Both the Byzantine nature of the Michigan presidential primary — as well as the crucial importance of the January 15 contest — were underscored by the news that one of Mike Huckabee’s major boosters in the primary is actually supporting Barack Obama for President.
State Rep. LaMar Lemmons of Detroit, a Democrat and African-American, recently unveiled “Democrats for Huckabee” to urge crossover votes for the former Arkansas governor January 15. In a state with no party registration, crossovers from one party without a presidential contest to another can have an impact; in 1972, thousands of Water Wonderland Republicans crossed over to give George Wallace a commanding win in the Democratic presidential primary.
In 2000, Democrats eager to embarrass then-Republican Gov. John Engler came over in droves to put John McCain over the top against Engler’s candidate, George W. Bush.
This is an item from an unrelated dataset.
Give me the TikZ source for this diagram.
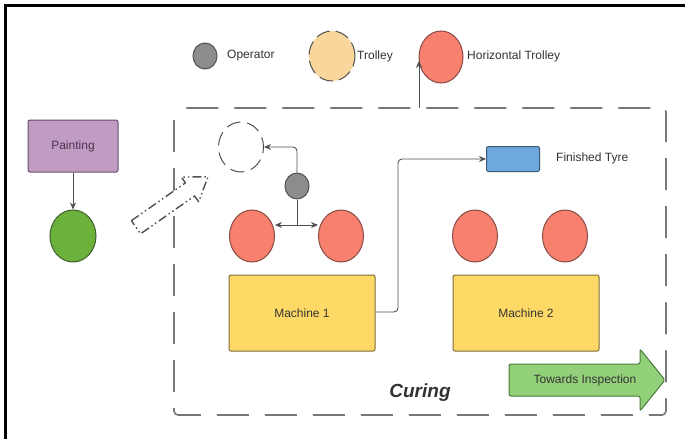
\documentclass[tikz,border=0pt]{standalone}
\usepackage{fontspec}
\setmainfont{Liberation Sans}
\usetikzlibrary{shapes.geometric,arrows.meta}
\definecolor{salmon}{HTML}{F8806E}
\definecolor{salmonb}{HTML}{8A4A44}
\definecolor{machy}{HTML}{FFD966}
\definecolor{machb}{HTML}{7F6F3A}
\definecolor{tyreb}{HTML}{6FA8DC}
\definecolor{tyrebd}{HTML}{3D5A7A}
\definecolor{paintp}{HTML}{C09CC3}
\definecolor{paintb}{HTML}{6B4F6E}
\definecolor{painttx}{HTML}{4E3350}
\definecolor{opg}{HTML}{8C8C8C}
\definecolor{opgb}{HTML}{505050}
\definecolor{trolf}{HTML}{FAD59C}
\definecolor{greenc}{HTML}{6CB23A}
\definecolor{greenb}{HTML}{3F5F30}
\definecolor{greena}{HTML}{93D07A}
\definecolor{greenab}{HTML}{4A7A3A}
\definecolor{dashg}{HTML}{777777}
\definecolor{txtg}{HTML}{333333}
\tikzset{
  every node/.style={font=\fontsize{12}{14}\selectfont, text=txtg},
  hcirc/.style={ellipse, inner sep=0pt, fill=salmon, draw=salmonb, line width=1pt, minimum width=45pt, minimum height=52pt},
  opcirc/.style={ellipse, inner sep=0pt, fill=opg, draw=opgb, line width=1pt, minimum width=24pt, minimum height=26pt},
  trcirc/.style={ellipse, inner sep=0pt, fill=trolf, draw=opgb, line width=1pt, dash pattern=on 14pt off 6pt, minimum width=46pt, minimum height=50pt},
  emptycirc/.style={ellipse, inner sep=0pt, draw=opgb, line width=1pt, dash pattern=on 14pt off 7pt, dash phase=4pt, minimum width=45pt, minimum height=50pt},
  machine/.style={rectangle, rounded corners=2pt, fill=machy, draw=machb, line width=1pt, minimum width=146pt, minimum height=76pt},
  legtext/.style={anchor=west, inner sep=0pt},
  conn/.style={draw=opgb, line width=0.9pt, rounded corners=4pt, -{Stealth[length=7pt,width=6pt]}},
}
\begin{document}
\begin{tikzpicture}[x=1pt,y=-1pt]
\useasboundingbox (0,0) rectangle (685,439);
\fill[white] (0,0) rectangle (685,439);
% outer frame (top and left)
\draw[black, line width=3pt] (4,5) -- (685,5);
\draw[black, line width=3pt] (5,4) -- (5,439);

% Curing dashed area
\draw[dashg, line width=1.6pt, dash pattern=on 32pt off 16pt, dash phase=-8pt, rounded corners=4pt] (174,108) rectangle (666,415);
\coordinate (htop) at (419,108);

% legend
\node[opcirc] (legop) at (205,56) {};
\node[legtext] (legoptx) at (227,56) {Operator};
\node[trcirc] (legtr) at (332,56) {};
\node[legtext] (legtrtx) at (357,56) {Trolley};
\node[hcirc, minimum width=44pt] (leght) at (441,57) {};
\node[legtext] (leghttx) at (467,56) {Horizontal Trolley};
\draw[draw=opgb, line width=0.9pt, -{Stealth[length=7pt,width=6pt]}] (htop) -- (htop |- leght.190);

% painting
\node[rectangle, rounded corners=2pt, fill=paintp, draw=paintb, line width=1pt, minimum width=90pt, minimum height=52pt, text=painttx] (paint) at (73,146) {Painting};
\node[ellipse, inner sep=0pt, fill=greenc, draw=greenb, line width=1pt, minimum width=46pt, minimum height=52pt] (green) at (73,236) {};
\draw[conn] (paint) -- (green);

% hollow dash-dot arrow
\begin{scope}[shift={(172,202)}, rotate=35]
\draw[opgb, fill=white, line width=1.4pt, line join=round, dash pattern=on 9pt off 3pt on 1.5pt off 3pt on 1.5pt off 3pt]
  (-44,-8) -- (22,-8) -- (22,-15) -- (44,0) -- (22,15) -- (22,8) -- (-44,8) -- cycle;
\end{scope}

% trolley placeholder and operator
\node[emptycirc] (slot) at (241,147) {};
\node[opcirc] (op) at (297,186) {};
\node[hcirc] (h1) at (252,236) {};
\node[hcirc] (h2) at (341,236) {};
\node[hcirc] (h3) at (475,236) {};
\node[hcirc] (h4) at (565,236) {};
\coordinate (split) at (297,225);
\draw[conn] (op.north) |- (slot.east);
\draw[draw=opgb, line width=0.9pt] (op.south) -- (split);
\draw[conn, rounded corners=0pt] (split) -- (split -| h1.east);
\draw[conn, rounded corners=0pt] (split) -- (split -| h2.west);

% machines
\node[machine] (m1) at (302,313) {Machine 1};
\node[machine] (m2) at (526,313) {Machine 2};

% finished tyre
\node[rectangle, rounded corners=2pt, fill=tyreb, draw=tyrebd, line width=1pt, minimum width=53pt, minimum height=25pt] (tyre) at (513,159) {};
\node[legtext] (tyretx) at (556,158) {Finished Tyre};
\coordinate (bend) at (398,312);
\draw[conn] (m1.east |- bend) -- (bend) |- (tyre.west);

% towards inspection
\draw[greenab, fill=greena, line width=1pt, rounded corners=2pt]
  (509,364) -- (640,364) -- (640,349) -- (665,380) -- (640,411) -- (640,396) -- (509,396) -- cycle;
\node (insptx) at (585,380) {Towards Inspection};

% curing label
\node[font=\fontsize{19}{22}\selectfont\bfseries\itshape] (curing) at (420,393) {Curing};
\end{tikzpicture}
\end{document}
One of the ringleaders of the crossover campaign was a group that worked in the inner city known as “Democrats Out To Get Engler” (DOG) and its kingpin was — are you sitting? — LaMar Lemmons.
Lemmons told reporters Tuesday that the push for Republican Huckabee was prompted by the dearth of choices on the Democratic side of the Jan. 15 primary ballot. Lemmons said he himself supports Barack Obama, who chose not to run in Michigan. But Lemmons likes his tormenting and wants to turn out Democratic votes for Huckabee because, as he told the Detroit Free Press, “"the Republican establishment supports [Mitt] Romney and McCain.”
There is no way to gauge how much this mischief-making can hurt the Republican presidential candidates, as the race is extremely close. According to the latest Detroit News poll, native Michiganian Romney holds a slim 21% to 19% lead over Huckabee among likely primary voters, with 12% going to Rudy Giuliani and 10% to McCain. Voters who consider themselves evangelical conservatives comprised 25-to-30% of likely primary voters in 2000 and next year, that figure is expected to rise to about 40%.